According to accounts by a “worthy gentleman” mentioned in Connecticut’s Historical Collections, the quake was described as “intermediate degrees between the roar of a cannon and the noise of a pistol.”  The description continued,” Here, at that time, the concussion of the earth, and the roaring of the atmosphere, were most tremendous.  Fear and consternation filled every house.”

The earthquake, combined with ardent theocentrism - the belief that God is at the center of existence - struck the masses with fear.  Many believed it was the work of God striking out, a belief that was reflected in sermons following the quake.

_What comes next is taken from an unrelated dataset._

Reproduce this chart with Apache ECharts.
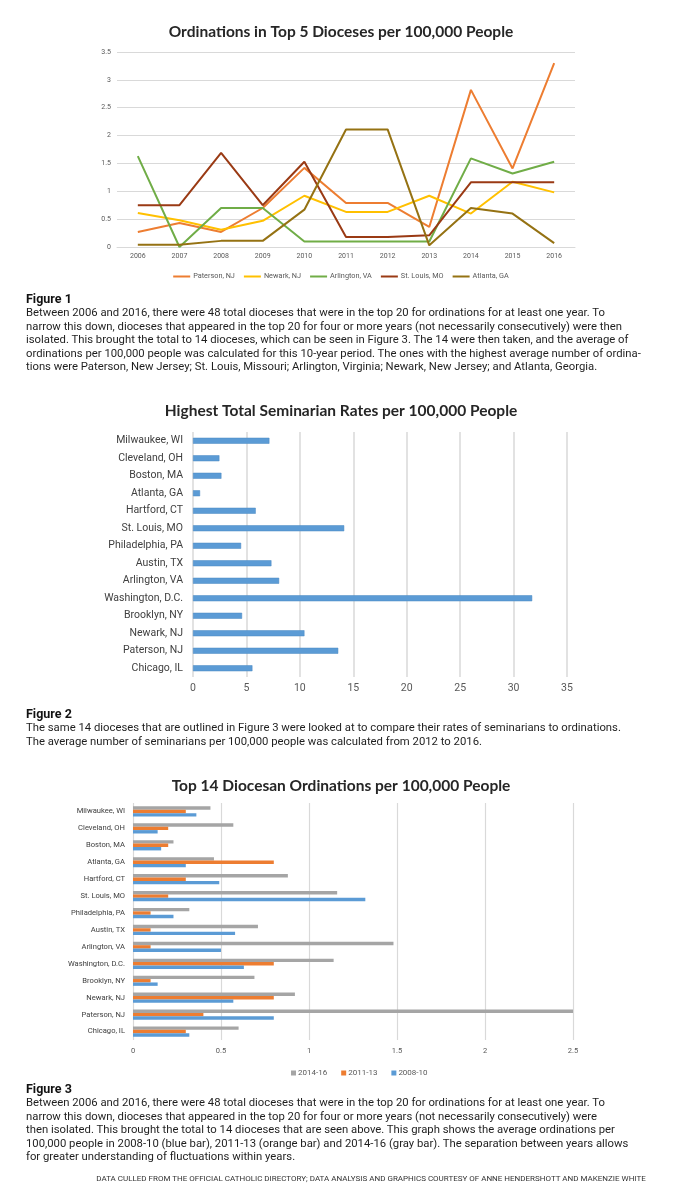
<!DOCTYPE html>
<html><head><meta charset="utf-8">
<script src="https://cdn.jsdelivr.net/npm/echarts@6/dist/echarts.min.js"></script>
<style>
html,body{margin:0;padding:0;background:#fff;}
#chart{position:absolute;left:0;top:0;width:682px;height:1197px;}
.cap{position:absolute;left:26px;font-family:Roboto, "Noto Sans", sans-serif;font-size:11.3px;line-height:13.4px;color:#1e1e1e;white-space:nowrap;}
.cap .h{font-weight:700;font-size:12.5px;color:#111;}
.src{position:absolute;left:0;width:742px;text-align:center;font-family:Roboto, sans-serif;font-size:8px;color:#333;white-space:nowrap;}
</style></head><body>
<div id="chart"></div>
<div class="cap" id="cap1" style="top:292px"><span class="h">Figure 1</span><br>Between 2006 and 2016, there were 48 total dioceses that were in the top 20 for ordinations for at least one year. To<br>narrow this down, dioceses that appeared in the top 20 for four or more years (not necessarily consecutively) were then<br>isolated. This brought the total to 14 dioceses, which can be seen in Figure 3. The 14 were then taken, and the average of<br>ordinations per 100,000 people was calculated for this 10-year period. The ones with the highest average number of ordina-<br>tions were Paterson, New Jersey; St. Louis, Missouri; Arlington, Virginia; Newark, New Jersey; and Atlanta, Georgia.</div>
<div class="cap" id="cap2" style="top:707px"><span class="h">Figure 2</span><br>The same 14 dioceses that are outlined in Figure 3 were looked at to compare their rates of seminarians to ordinations.<br>The average number of seminarians per 100,000 people was calculated from 2012 to 2016.</div>
<div class="cap" id="cap3" style="top:1082px"><span class="h">Figure 3</span><br>Between 2006 and 2016, there were 48 total dioceses that were in the top 20 for ordinations for at least one year. To<br>narrow this down, dioceses that appeared in the top 20 for four or more years (not necessarily consecutively) were<br>then isolated. This brought the total to 14 dioceses that are seen above. This graph shows the average ordinations per<br>100,000 people in 2008-10 (blue bar), 2011-13 (orange bar) and 2014-16 (gray bar). The separation between years allows<br>for greater understanding of fluctuations within years.</div>
<div class="src" style="top:1174px">DATA CULLED FROM THE OFFICIAL CATHOLIC DIRECTORY; DATA ANALYSIS AND GRAPHICS COURTESY OF ANNE HENDERSHOTT AND MAKENZIE WHITE</div>
<script>
// ---- Figure 1 data ----
const years = ['2006','2007','2008','2009','2010','2011','2012','2013','2014','2015','2016'];
const paterson  = [0.27,0.43,0.27,0.70,1.42,0.79,0.79,0.36,2.82,1.41,3.30];
const newark    = [0.61,0.48,0.31,0.47,0.92,0.63,0.63,0.92,0.60,1.17,0.98];
const arlington = [1.63,0.00,0.70,0.70,0.10,0.10,0.10,0.10,1.59,1.32,1.53];
const stLouis   = [0.75,0.75,1.69,0.75,1.53,0.18,0.18,0.21,1.16,1.16,1.16];
const atlanta   = [0.04,0.04,0.11,0.11,0.67,2.11,2.11,0.03,0.70,0.60,0.07];
const fig1Names = ['Paterson, NJ','Newark, NJ','Arlington, VA','St. Louis, MO','Atlanta, GA'];

// ---- Figure 2 / 3 data (top to bottom) ----
const dioceses = ['Milwaukee, WI','Cleveland, OH','Boston, MA','Atlanta, GA','Hartford, CT','St. Louis, MO','Philadelphia, PA','Austin, TX','Arlington, VA','Washington, D.C.','Brooklyn, NY','Newark, NJ','Paterson, NJ','Chicago, IL'];
const seminarians = [7.15,2.47,2.66,0.66,5.87,14.15,4.50,7.34,8.06,31.74,4.59,10.43,13.59,5.56];
const ord1416 = [0.44,0.57,0.23,0.46,0.88,1.16,0.32,0.71,1.48,1.14,0.69,0.92,2.50,0.60];
const ord1113 = [0.30,0.20,0.20,0.80,0.30,0.20,0.10,0.10,0.10,0.80,0.10,0.80,0.40,0.30];
const ord0810 = [0.36,0.14,0.16,0.30,0.49,1.32,0.23,0.58,0.50,0.63,0.14,0.57,0.80,0.32];
const periodNames = ['2014-16','2011-13','2008-10'];

const titles = ['Ordinations in Top 5 Dioceses per 100,000 People','Highest Total Seminarian Rates per 100,000 People','Top 14 Diocesan Ordinations per 100,000 People'];

const grey = '#d9d9d9', lab = '#595959';
const lineColors = ['#ED7D31','#FFC000','#70AD47','#9A3A14','#957213'];
const fig1Data = [paterson, newark, arlington, stLouis, atlanta];

const chart = echarts.init(document.getElementById('chart'), null, {renderer:'canvas'});
const titleStyle = {fontFamily:'Lato', fontWeight:'bold', fontSize:15.5, color:'#262626'};

const option = {
  animation:false,
  title:[
    {text:titles[0], left:'center', top:19, textStyle:titleStyle},
    {text:titles[1], left:'center', top:398, textStyle:titleStyle},
    {text:titles[2], left:'center', top:773, textStyle:titleStyle}
  ],
  legend:[
    {data:fig1Names, left:'center', top:268, icon:'rect', itemWidth:17, itemHeight:2, itemGap:9,
     textStyle:{fontFamily:'Roboto', fontSize:7.3, color:lab, padding:[0,0,0,-2]}},
    {data:periodNames, left:286, top:1064, icon:'rect', itemWidth:5, itemHeight:5, itemGap:14,
     textStyle:{fontFamily:'Roboto', fontSize:8, color:lab, padding:[0,0,0,-3]}}
  ],
  grid:[
    {left:117, top:52, width:458, height:195},
    {left:193, top:432, width:374, height:245},
    {left:133, top:803, width:440, height:237}
  ],
  xAxis:[
    {gridIndex:0, type:'category', data:years, boundaryGap:true,
     axisLine:{show:true, lineStyle:{color:grey}}, axisTick:{show:false},
     axisLabel:{fontFamily:'Roboto', fontSize:7, color:lab, margin:6}},
    {gridIndex:1, type:'value', min:0, max:35, interval:5,
     axisLine:{show:false}, axisTick:{show:false},
     splitLine:{show:true, lineStyle:{color:grey, width:1.5}},
     axisLabel:{fontFamily:'Roboto', fontSize:10.5, color:lab, margin:6}},
    {gridIndex:2, type:'value', min:0, max:2.5, interval:0.5,
     axisLine:{show:false}, axisTick:{show:false},
     splitLine:{show:true, lineStyle:{color:grey, width:1.2}},
     axisLabel:{fontFamily:'Roboto', fontSize:7.5, color:lab, margin:7}}
  ],
  yAxis:[
    {gridIndex:0, type:'value', min:0, max:3.5, interval:0.5,
     axisLine:{show:false}, axisTick:{show:false},
     splitLine:{show:true, lineStyle:{color:grey, width:1}},
     axisLabel:{fontFamily:'Roboto', fontSize:7, color:lab, margin:6}},
    {gridIndex:1, type:'category', data:dioceses, inverse:true,
     axisLine:{show:false}, axisTick:{show:false},
     axisLabel:{fontFamily:'Roboto', fontSize:10.5, color:'#404040', margin:10}},
    {gridIndex:2, type:'category', data:dioceses, inverse:true,
     axisLine:{show:false}, axisTick:{show:false},
     axisLabel:{fontFamily:'Roboto', fontSize:7.6, color:'#404040', margin:8}}
  ],
  series:[
    ...fig1Names.map((n,i)=>({name:n, type:'line', xAxisIndex:0, yAxisIndex:0, data:fig1Data[i],
      showSymbol:false, symbol:'none', lineStyle:{width:2, color:lineColors[i]}, itemStyle:{color:lineColors[i]}})),
    {name:'Seminarians', type:'bar', xAxisIndex:1, yAxisIndex:1, data:seminarians, barWidth:6,
     itemStyle:{color:'#5B9BD5', borderColor:'#4A88C2', borderWidth:0.5}},
    {name:periodNames[0], type:'bar', xAxisIndex:2, yAxisIndex:2, data:ord1416, barWidth:3.4, barGap:'0%', itemStyle:{color:'#A5A5A5'}},
    {name:periodNames[1], type:'bar', xAxisIndex:2, yAxisIndex:2, data:ord1113, barWidth:3.4, barGap:'0%', itemStyle:{color:'#ED7D31'}},
    {name:periodNames[2], type:'bar', xAxisIndex:2, yAxisIndex:2, data:ord0810, barWidth:3.4, barGap:'0%', itemStyle:{color:'#5B9BD5'}}
  ]
};
chart.setOption(option);
</script>
</body></html>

An onslaught of curious visitors came to Connecticut after the disaster, to catch some rumblings.  Lore of a British wizard named Dr. Steele stopped by the epi-center, claiming there was a large jewel called The Witches Carbunkle, buried beep within Mount Tom, which he claimed was the source of the violent Connecticut quakes. 

Legend has it that he removed the jewel and absconded down the Connecticut River.  It was reported by witnesses that Dr. Steele effectively quieted the rumblings for a while anyway.

Since then only a handful of mentionable quakes have struck over the years, but nothing with the intensity or lore of the quake of 1791.